Memang, kita dapat menemukan banyak jenis pantang, dan mungkin pula kita dapat memilih yang  sedikit lebih sulit, yang melibatkan penguasaan diri. Contohnya, pantang membicarakan kekurangan orang lain, pantang membicarakan kelebihan diri sendiri,  pantang mengeluh/ komplain, pantang berprasangka negatif atau pantang marah bagi orang yang lekas emosi. Selanjutnya kita diajak untuk lebih mengarahkan hati kepada Tuhan dan berusaha menyenangkan hati-Nya dengan pikiran dan perbuatan kita.  Ini adalah contoh yang paling sederhana dari ucapan, “Aku mau mati terhadap diri sendiri dan hidup bagi Tuhan” (lih. Rom 6:8). Jadi pantang dan puasa bukan sekedar tidak makan daging atau tidak jajan, tetapi selebihnya tak ada yang berubah dalam hubungan kita dengan Tuhan dan sesama. Kita diundang untuk melihat ke dalam diri kita, untuk melihat kebiasaan apakah yang selama ini menghalangi kita untuk lebih dekat kepada Tuhan. Mari, pada masa Prapaska ini, kita membuat suatu usaha nyata untuk mengambil ‘penghalang’ tersebut dalam hidup kita. Dan dengan demikian, kita dapat mengalami hubungan yang lebih baik dengan Tuhan.

Buat apa berpantang dan berpuasa

Setiap masa Prapaska, kita diajak oleh Gereja untuk bersama-sama berpantang dan berpuasa. Puasa dan pantang yang disyaratkan oleh Gereja Katolik sebenarnya tidak berat, sehingga sesungguhnya tidak ada alasan bagi kita untuk tidak melakukannya. Namun, meskipun kita melakukannya, tahukah kita arti pantang dan puasa tersebut bagi kita umat Katolik?

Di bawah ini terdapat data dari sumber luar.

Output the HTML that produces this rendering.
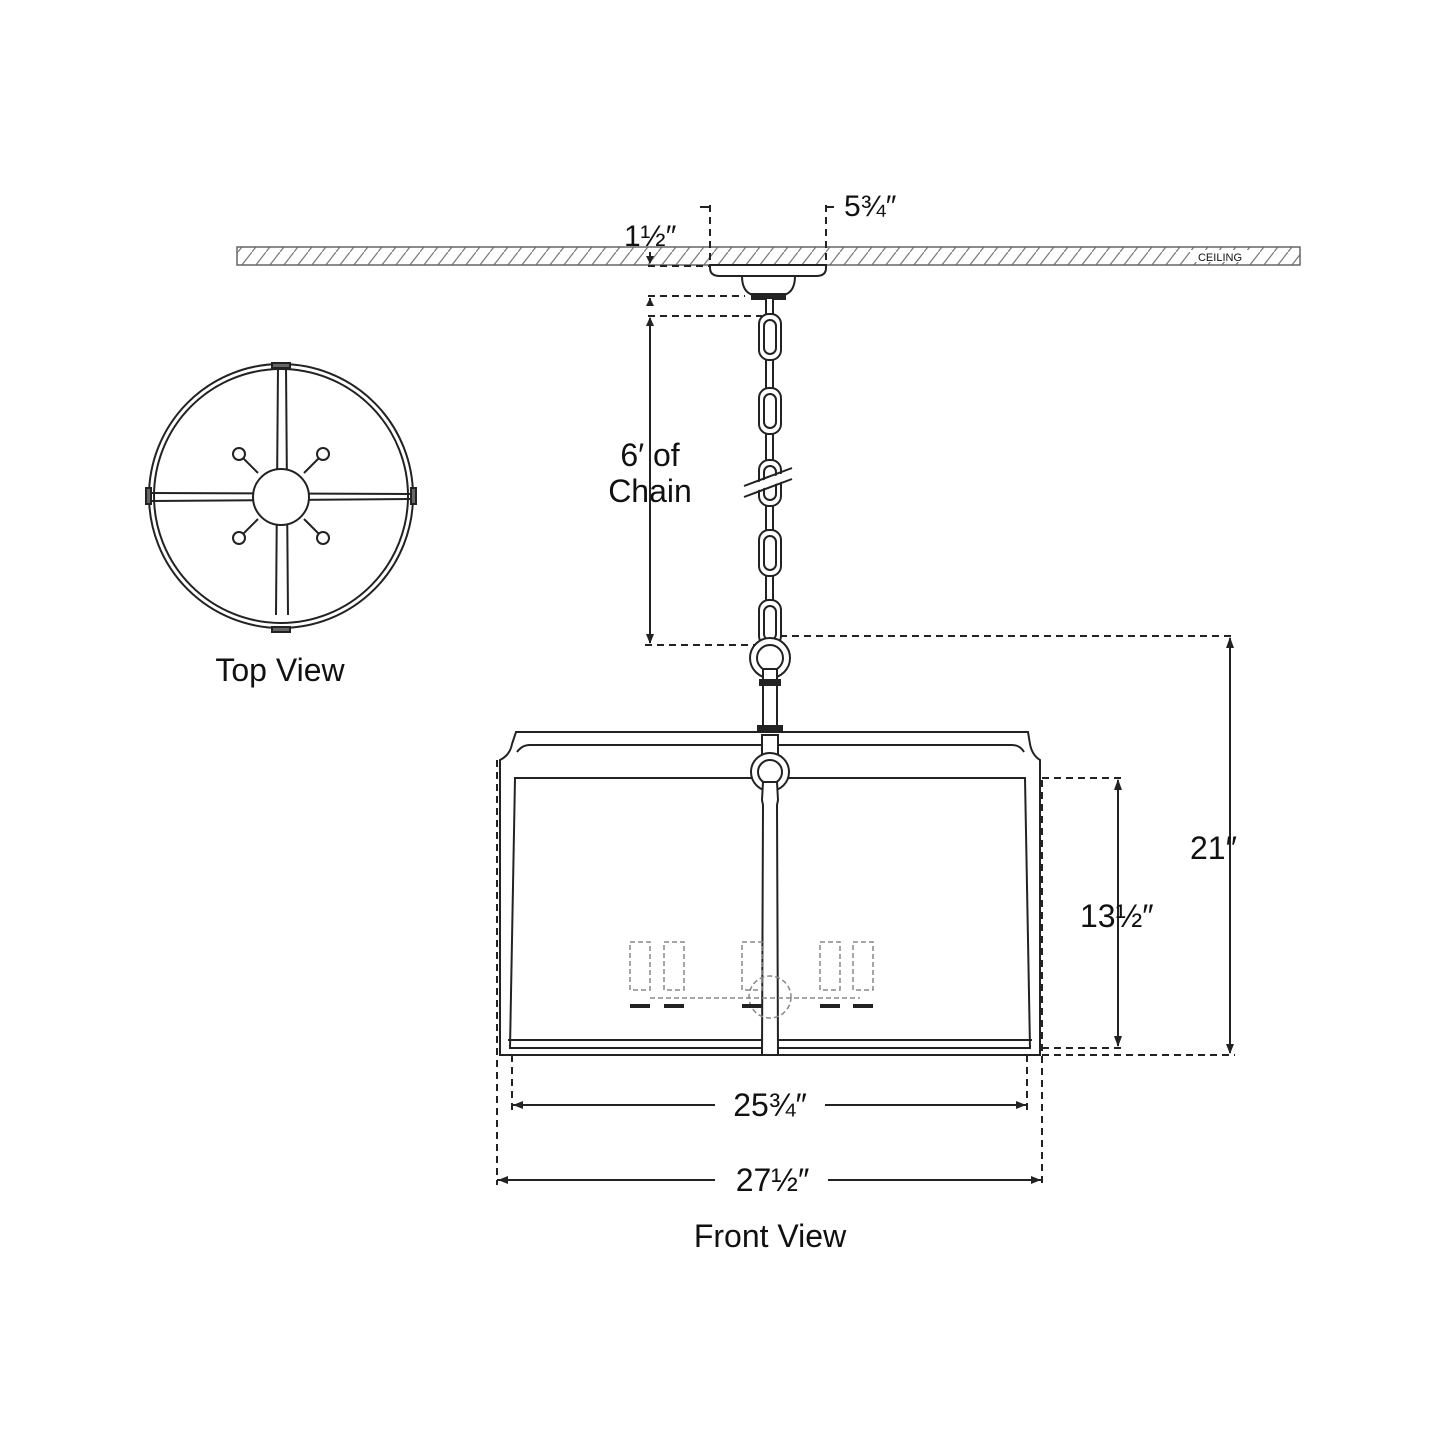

Bagi kita orang Katolik, puasa dan pantang artinya adalah tanda pertobatan, tanda penyangkalan diri, dan tanda kita mempersatukan sedikit pengorbanan kita dengan pengorbanan Yesus di kayu salib sebagai silih dosa kita dan demi mendoakan keselamatan dunia. Jika pantang dan puasa dilakukan dengan hati tulus maka keduanya dapat menghantar kita bertumbuh dalam kekudusan. Kekudusan ini yang dapat berbicara lebih lantang dari pada khotbah yang berapi-api sekalipun, dan dengan kekudusan inilah kita mengambil bagian dalam karya keselamatan Allah. Allah begitu mengasihi dan menghargai kita, sehingga kita diajak oleh-Nya untuk mengambil bagian dalam karya keselamatan ini. Caranya, dengan bertobat, berdoa dan melakukan perbuatan kasih, dan sesungguhnya inilah yang bersama-sama kita lakukan dalam kesatuan dengan Gereja pada masa Prapaska.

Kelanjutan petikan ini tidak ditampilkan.